In-holes and Out-holes – The Holes We Long To Fill

Posted by David Burke - April 9th, 2010

Yeah, I know many of you read the title and thought about butts or soft supple mouths, but NOOOOO!  Funny where the mind goes……I’m reminded of the locker room sex ed clip from In & Out where a high school putz is trying to explain how things are supposed to go for gay men.Check out the video link below………

In&Out1_

TAKING BACK OUR STORY

I had a chat with a friend the other day about this very subject – no, not those holes, the metaphoric ones.  He’s in the middle of the Diamond Heart work, where the founder A.H. Almaas talks about the holes we live by.  By holes I mean that which we are continually attempting to fill up in our lives, that which drives us in the screen play that is our life, most often based in our early experiences.  Many of us rarely ask ourselves what influences us, what motivates our most enduring behaviors, as these are usually associated with what we perceive we lack, hence the hole. Most of these holes are formed at a time when we do not have the cognitive understanding to make sense of it, a non-linear, irrational perspective that can then rule the rest of our lives.

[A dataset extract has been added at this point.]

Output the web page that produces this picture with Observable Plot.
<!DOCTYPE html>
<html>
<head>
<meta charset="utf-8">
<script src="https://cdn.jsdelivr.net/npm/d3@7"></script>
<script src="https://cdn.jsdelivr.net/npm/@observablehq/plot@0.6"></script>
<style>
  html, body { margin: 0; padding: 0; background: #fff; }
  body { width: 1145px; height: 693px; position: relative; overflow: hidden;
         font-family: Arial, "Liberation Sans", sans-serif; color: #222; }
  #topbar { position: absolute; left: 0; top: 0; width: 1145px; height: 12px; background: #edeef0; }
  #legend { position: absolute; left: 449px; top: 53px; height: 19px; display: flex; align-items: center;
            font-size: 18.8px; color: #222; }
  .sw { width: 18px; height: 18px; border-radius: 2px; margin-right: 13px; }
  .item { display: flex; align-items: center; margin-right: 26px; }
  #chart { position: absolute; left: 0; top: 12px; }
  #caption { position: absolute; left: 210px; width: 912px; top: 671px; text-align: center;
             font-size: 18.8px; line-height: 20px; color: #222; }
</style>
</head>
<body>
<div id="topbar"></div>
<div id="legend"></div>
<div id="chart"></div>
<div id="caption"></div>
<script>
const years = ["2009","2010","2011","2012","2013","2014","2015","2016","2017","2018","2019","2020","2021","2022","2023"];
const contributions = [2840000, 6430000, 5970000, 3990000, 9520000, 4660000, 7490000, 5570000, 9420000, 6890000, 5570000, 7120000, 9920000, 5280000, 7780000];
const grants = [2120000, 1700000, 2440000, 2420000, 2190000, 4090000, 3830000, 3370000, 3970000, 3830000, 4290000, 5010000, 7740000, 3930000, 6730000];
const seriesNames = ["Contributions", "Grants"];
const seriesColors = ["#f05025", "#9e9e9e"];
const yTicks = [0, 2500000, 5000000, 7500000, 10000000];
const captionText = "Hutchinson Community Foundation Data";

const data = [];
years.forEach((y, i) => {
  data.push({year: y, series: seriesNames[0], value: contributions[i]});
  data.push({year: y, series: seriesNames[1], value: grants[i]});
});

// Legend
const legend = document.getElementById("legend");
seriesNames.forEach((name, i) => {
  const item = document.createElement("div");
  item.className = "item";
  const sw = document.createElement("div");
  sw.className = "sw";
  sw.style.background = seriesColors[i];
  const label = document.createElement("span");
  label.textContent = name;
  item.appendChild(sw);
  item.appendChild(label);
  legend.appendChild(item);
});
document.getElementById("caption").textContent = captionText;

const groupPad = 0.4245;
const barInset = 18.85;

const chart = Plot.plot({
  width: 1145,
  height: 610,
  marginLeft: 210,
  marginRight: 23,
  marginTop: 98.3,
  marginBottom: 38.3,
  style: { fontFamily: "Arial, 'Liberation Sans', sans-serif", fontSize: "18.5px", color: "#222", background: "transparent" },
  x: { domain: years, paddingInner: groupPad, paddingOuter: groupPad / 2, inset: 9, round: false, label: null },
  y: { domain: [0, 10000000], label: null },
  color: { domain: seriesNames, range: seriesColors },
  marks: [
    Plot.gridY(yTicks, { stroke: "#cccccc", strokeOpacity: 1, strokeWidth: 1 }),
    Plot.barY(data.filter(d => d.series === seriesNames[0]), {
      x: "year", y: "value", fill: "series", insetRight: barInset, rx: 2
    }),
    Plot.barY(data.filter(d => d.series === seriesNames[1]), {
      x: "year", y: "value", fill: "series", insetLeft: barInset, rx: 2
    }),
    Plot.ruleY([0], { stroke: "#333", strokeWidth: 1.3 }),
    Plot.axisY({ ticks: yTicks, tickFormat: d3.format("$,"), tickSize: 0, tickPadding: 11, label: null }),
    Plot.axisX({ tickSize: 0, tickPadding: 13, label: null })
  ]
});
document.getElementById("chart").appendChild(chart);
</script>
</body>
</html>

The key here is mindfulness, for it is the way out.  Awareness of what we need on a most basic level in our lives helps us out of the trap, sometimes called the trances we live by.  When we are living our lives with awareness we have choices – in trances we do not.  We are merely helpless actors in a poorly written novel – sure it has pathos but will there be resolution?  Will the hero transcend  his shortcomings?  With awareness we can look at the patterns of behavior we are continually living out in relationship.  Is it around contempt of the other?  Is it about loss (everyone always leaves me…), or engulfment (come closer, now go away….)?  Are we always trying to find space in relationship, or are we trying to merge with our partners?  Some psychologists believe these holes are all about our early bonding or lack thereof, called Attachment theory.

Once we are aware of our patterns in life and relationship, we then can take back our power and come out of the trances.  We then have choices and can ask for what we want/need, or even take some risks with another to challenge those beliefs we live out day in and day out.  This is the opposite of “being stuck.”  It is about taking back our lives, our script, not about trying to fill holes that can’t be filled. That way we can write that happy ending we dream about.